Congress enacted the Equal Pay Act as an amendment to the FLSA. By then the Supreme Court had already held that employees cannot waive their FLSA claims for unpaid wages and liquidated damages. We therefore presume that, by folding the Equal Pay Act into the FLSA, Congress meant for claims under the Equal Pay Act to be unwaivable as well.

FedEx argued to the 6th Circuit that this holding establishes a split among the statutory limitations periods that employers can contractually limit.

FedEx responds that courts have enforced agreements that shorten an employee’s limitations period for claims arising under statutes other than the FLSA—such as Title VII. And FedEx argues that the discrimination barred by Title VII (i.e., racial discrimination) is just as bad as the discrimination barred by the FLSA, and hence that, if an employee can shorten her Title VII limitations period, she should be able to shorten her FLSA limitations period too. 

The 6th Circuit rejected FedEx’s argument for two reasons. 

     First, unlike claims under the FLSA, employees can waive their claims under Title VII. 

     Secondly, an employer that violates the wage and hour laws gains a competitive advantage that does not exist by violating the FLSA.

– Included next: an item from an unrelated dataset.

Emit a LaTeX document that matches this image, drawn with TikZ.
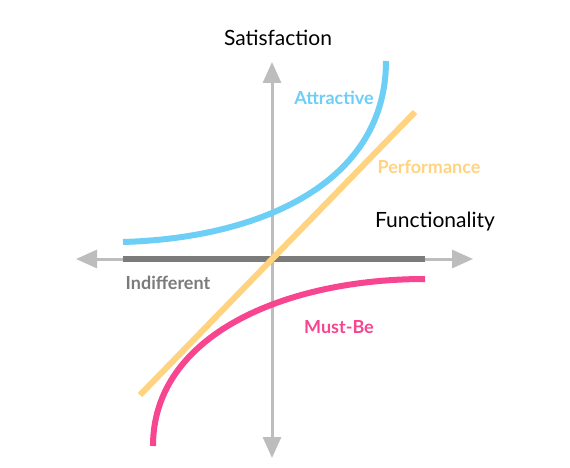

Despite this case, I still believe that agreements that lessen statutes of limitations are an important tool to limit risk, especially in a state like Ohio, which has a six-year statute of limitations for discrimination claims (except age). If nothing else, you can limit your risk for discrimination and other employment claims, even if your wage-and-hour risk might carry forward longer.